* [Data block]
— BEGIN —

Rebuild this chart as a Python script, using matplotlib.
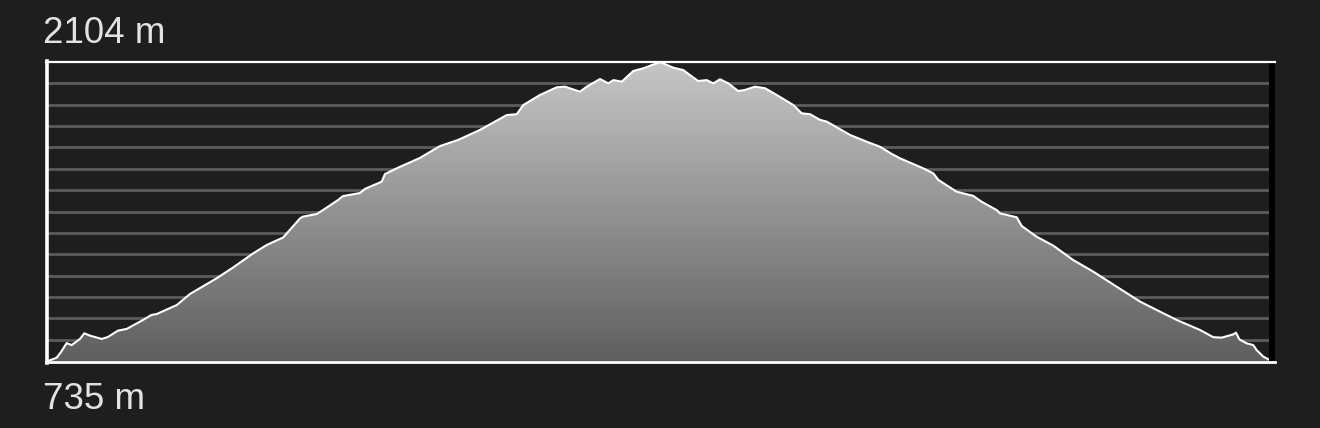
import matplotlib
matplotlib.use("Agg")
import matplotlib.pyplot as plt
import numpy as np
from matplotlib.colors import LinearSegmentedColormap
from matplotlib.patches import PathPatch

# distance along route (% of total) and elevation (m)
distance = [0, 0.71, 1.06, 1.53, 1.94, 2.62, 2.97, 3.44, 4.40, 4.91, 5.73, 6.45, 7.53,
            8.49, 8.90, 10.54, 11.63, 13.82, 15.18, 16.81, 17.91, 19.27, 20.64, 20.88,
            22.01, 22.52, 23.75, 24.16, 25.55, 25.96, 27.33, 27.60, 28.67, 30.47, 32.10,
            33.58, 35.38, 37.57, 38.39, 38.93, 40.29, 41.66, 42.34, 43.57, 44.12, 45.21,
            45.89, 46.30, 46.99, 47.94, 48.75, 50.12, 51.21, 52.03, 52.58, 53.26, 53.95,
            54.49, 55.04, 55.72, 56.53, 57.08, 57.90, 58.72, 59.68, 61.04, 61.73, 62.41,
            63.23, 63.78, 65.69, 67.05, 68.14, 69.10, 69.78, 71.69, 72.51, 72.92, 74.42,
            75.78, 76.47, 77.70, 77.97, 79.34, 79.75, 80.97, 82.34, 83.97, 85.61, 87.53,
            89.44, 91.07, 92.44, 94.35, 95.44, 96.13, 97.08, 97.30, 97.57, 98.17, 98.71,
            98.99, 99.53, 99.94, 100.0]
elevation = [735, 750, 776, 817, 808, 836, 862, 851, 836, 845, 874, 882, 915,
             946, 950, 991, 1042, 1114, 1164, 1228, 1266, 1301, 1388, 1396,
             1408, 1426, 1472, 1490, 1504, 1523, 1556, 1591, 1620, 1665, 1719,
             1747, 1793, 1861, 1865, 1907, 1953, 1988, 1991, 1968, 1991, 2026,
             2006, 2021, 2014, 2063, 2075, 2104, 2078, 2067, 2044, 2017, 2021,
             2006, 2025, 2006, 1971, 1976, 1991, 1984, 1953, 1907, 1869, 1865,
             1839, 1831, 1770, 1739, 1716, 1683, 1663, 1617, 1594, 1564, 1510,
             1491, 1464, 1426, 1411, 1393, 1353, 1304, 1263, 1197, 1144, 1075,
             1007, 961, 923, 877, 844, 842, 857, 865, 834, 816, 808,
             785, 755, 743, 741]

elev_min = 735
elev_max = 2104
label_max = "2104 m"
label_min = "735 m"
n_bands = 14

BG = "#1e1e1e"
W, H = 1320, 428
fig = plt.figure(figsize=(W / 100, H / 100), dpi=100, facecolor=BG)

x0, x1 = 48, 1269
y_top, y_bot = 62, 361
ax = fig.add_axes([x0 / W, 1 - y_bot / H, (x1 - x0) / W, (y_bot - y_top) / H])
ax.set_facecolor(BG)
ax.set_xlim(0, 100)
ax.set_ylim(elev_min, elev_max)
for s in ax.spines.values():
    s.set_visible(False)
ax.set_xticks([])
ax.set_yticks([])

# grid lines
step = (elev_max - elev_min) / n_bands
for k in range(1, n_bands):
    ax.axhline(elev_min + k * step, color="#5c5c5c", lw=2.0, zorder=1)

# gradient fill
cmap = LinearSegmentedColormap.from_list("g", ["#5f5f5f", "#c6c6c6"])
grad = np.linspace(0, 1, 256).reshape(-1, 1)
im = ax.imshow(grad, cmap=cmap, aspect="auto", origin="lower",
               extent=[0, 100, elev_min, elev_max], zorder=2)
poly = ax.fill_between(distance, elev_min, elevation, color="none", lw=0)
path = poly.get_paths()[0]
patch = PathPatch(path, transform=ax.transData, facecolor="none", edgecolor="none")
ax.add_patch(patch)
im.set_clip_path(patch)

ax.plot(distance, elevation, color="white", lw=1.5, zorder=3, solid_joinstyle="round")

# frame
def fline(xa, ya, xb, yb, color, lw):
    fig.add_artist(plt.Line2D([xa / W, xb / W], [1 - ya / H, 1 - yb / H],
                              color=color, lw=lw, transform=fig.transFigure))

fig.add_artist(plt.Rectangle((1269 / W, 1 - 361 / H), 6 / W, 299 / H,
                             facecolor="black", edgecolor="none",
                             transform=fig.transFigure))
fline(46, 61.5, 1275, 61.5, "white", 1.6)
fline(46, 361.8, 1275, 361.8, "white", 2.0)
fline(47.3, 61, 47.3, 362.5, "white", 2.6)

fig.text(43 / W, 1 - 43 / H, label_max, color="#e2e2e2", fontsize=26.5,
         family="Liberation Sans", va="baseline", ha="left")
fig.text(43 / W, 1 - 409 / H, label_min, color="#e2e2e2", fontsize=26.5,
         family="Liberation Sans", va="baseline", ha="left")

fig.savefig("out.png", dpi=100, facecolor=BG)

— END —

* [Written exercise]
Each line of the data is to be duplicated exactly; pictures stay out of the copy.

* [Response for this exercise]
Rebuild this chart as a Python script, using matplotlib.
import matplotlib
matplotlib.use("Agg")
import matplotlib.pyplot as plt
import numpy as np
from matplotlib.colors import LinearSegmentedColormap
from matplotlib.patches import PathPatch

# distance along route (% of total) and elevation (m)
distance = [0, 0.71, 1.06, 1.53, 1.94, 2.62, 2.97, 3.44, 4.40, 4.91, 5.73, 6.45, 7.53,
            8.49, 8.90, 10.54, 11.63, 13.82, 15.18, 16.81, 17.91, 19.27, 20.64, 20.88,
            22.01, 22.52, 23.75, 24.16, 25.55, 25.96, 27.33, 27.60, 28.67, 30.47, 32.10,
            33.58, 35.38, 37.57, 38.39, 38.93, 40.29, 41.66, 42.34, 43.57, 44.12, 45.21,
            45.89, 46.30, 46.99, 47.94, 48.75, 50.12, 51.21, 52.03, 52.58, 53.26, 53.95,
            54.49, 55.04, 55.72, 56.53, 57.08, 57.90, 58.72, 59.68, 61.04, 61.73, 62.41,
            63.23, 63.78, 65.69, 67.05, 68.14, 69.10, 69.78, 71.69, 72.51, 72.92, 74.42,
            75.78, 76.47, 77.70, 77.97, 79.34, 79.75, 80.97, 82.34, 83.97, 85.61, 87.53,
            89.44, 91.07, 92.44, 94.35, 95.44, 96.13, 97.08, 97.30, 97.57, 98.17, 98.71,
            98.99, 99.53, 99.94, 100.0]
elevation = [735, 750, 776, 817, 808, 836, 862, 851, 836, 845, 874, 882, 915,
             946, 950, 991, 1042, 1114, 1164, 1228, 1266, 1301, 1388, 1396,
             1408, 1426, 1472, 1490, 1504, 1523, 1556, 1591, 1620, 1665, 1719,
             1747, 1793, 1861, 1865, 1907, 1953, 1988, 1991, 1968, 1991, 2026,
             2006, 2021, 2014, 2063, 2075, 2104, 2078, 2067, 2044, 2017, 2021,
             2006, 2025, 2006, 1971, 1976, 1991, 1984, 1953, 1907, 1869, 1865,
             1839, 1831, 1770, 1739, 1716, 1683, 1663, 1617, 1594, 1564, 1510,
             1491, 1464, 1426, 1411, 1393, 1353, 1304, 1263, 1197, 1144, 1075,
             1007, 961, 923, 877, 844, 842, 857, 865, 834, 816, 808,
             785, 755, 743, 741]

elev_min = 735
elev_max = 2104
label_max = "2104 m"
label_min = "735 m"
n_bands = 14

BG = "#1e1e1e"
W, H = 1320, 428
fig = plt.figure(figsize=(W / 100, H / 100), dpi=100, facecolor=BG)

x0, x1 = 48, 1269
y_top, y_bot = 62, 361
ax = fig.add_axes([x0 / W, 1 - y_bot / H, (x1 - x0) / W, (y_bot - y_top) / H])
ax.set_facecolor(BG)
ax.set_xlim(0, 100)
ax.set_ylim(elev_min, elev_max)
for s in ax.spines.values():
    s.set_visible(False)
ax.set_xticks([])
ax.set_yticks([])

# grid lines
step = (elev_max - elev_min) / n_bands
for k in range(1, n_bands):
    ax.axhline(elev_min + k * step, color="#5c5c5c", lw=2.0, zorder=1)

# gradient fill
cmap = LinearSegmentedColormap.from_list("g", ["#5f5f5f", "#c6c6c6"])
grad = np.linspace(0, 1, 256).reshape(-1, 1)
im = ax.imshow(grad, cmap=cmap, aspect="auto", origin="lower",
               extent=[0, 100, elev_min, elev_max], zorder=2)
poly = ax.fill_between(distance, elev_min, elevation, color="none", lw=0)
path = poly.get_paths()[0]
patch = PathPatch(path, transform=ax.transData, facecolor="none", edgecolor="none")
ax.add_patch(patch)
im.set_clip_path(patch)

ax.plot(distance, elevation, color="white", lw=1.5, zorder=3, solid_joinstyle="round")

# frame
def fline(xa, ya, xb, yb, color, lw):
    fig.add_artist(plt.Line2D([xa / W, xb / W], [1 - ya / H, 1 - yb / H],
                              color=color, lw=lw, transform=fig.transFigure))

fig.add_artist(plt.Rectangle((1269 / W, 1 - 361 / H), 6 / W, 299 / H,
                             facecolor="black", edgecolor="none",
                             transform=fig.transFigure))
fline(46, 61.5, 1275, 61.5, "white", 1.6)
fline(46, 361.8, 1275, 361.8, "white", 2.0)
fline(47.3, 61, 47.3, 362.5, "white", 2.6)

fig.text(43 / W, 1 - 43 / H, label_max, color="#e2e2e2", fontsize=26.5,
         family="Liberation Sans", va="baseline", ha="left")
fig.text(43 / W, 1 - 409 / H, label_min, color="#e2e2e2", fontsize=26.5,
         family="Liberation Sans", va="baseline", ha="left")

fig.savefig("out.png", dpi=100, facecolor=BG)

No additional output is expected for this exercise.